Thanks. I like FTK Imager very much, and the students at the Georgetown E-Discovery Training Academy are all instructed on using FTK Imager to image media and extract data from images and mount them as virtual drives.
Mike Minnick said:
I did not write this to Craig, but I have also used 7-Zip in this way. I, too, like FTK Imager, but FTK Imager’s folder-level collection sounds an awful lot like a basic zip file (can be encrypted, compressed, and moved around without changing dates, but no collection of system metadata or deleted files). Am I missing a benefit to using FTK for a targeted folder-level collection?
To me, the downside for FTK Imager and AD1 format for these purposes is their complexity. 7-Zip is totally free, fast, and offers, I think, the same functionality (can encrypt, compress, preserve dates, and handle long files names/paths). As opposed to FTK Imager, it can be run by just about any custodian with some basic instructions. (Yes this is self-collection, but is it functionally different when the custodian pointed you to the specific folder you are collecting?). The results are in a more user- and processing software-friendly format, saving me the work of re-opening in FTK just to convert. The folder directory path can be preserved in the zip file name.

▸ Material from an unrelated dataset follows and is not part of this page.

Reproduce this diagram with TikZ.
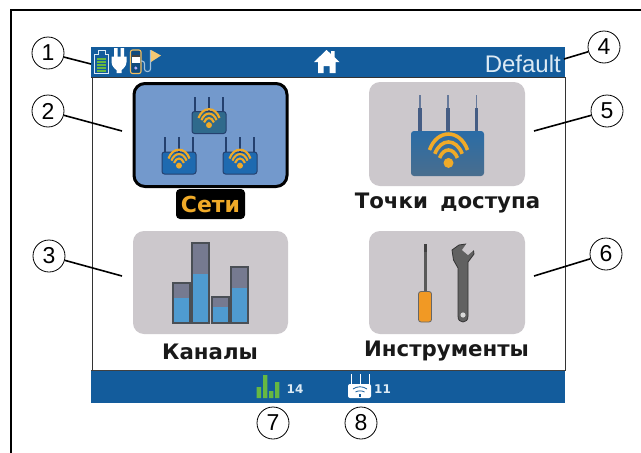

To get around the issue with date created, I have been using .zip format (which preserved Date Created). Now that I know about the parameters (Thanks Craig and Luciano), I can use .7z format, which I find to be faster and have a better compression ratio.
Brett Shavers said:
I routinely boot the custodian machines to WinFE and use FTK Imager or X-Ways Forensics to copy the files/folders into containers. This method write protects the drives and eliminates the risk of modifying any data. Also gives an absolute forensic collection rather than simple copying from a live machine, which always has a potential of modifying data and metadata.
James Reynolds said:
I’ve tested 7Zip against Microsoft’s built in Zip compiler. In short, stick with 7Zip. Microsoft’s Zip program WILL change your metadata. 7Zip can keep it intact, when used properly.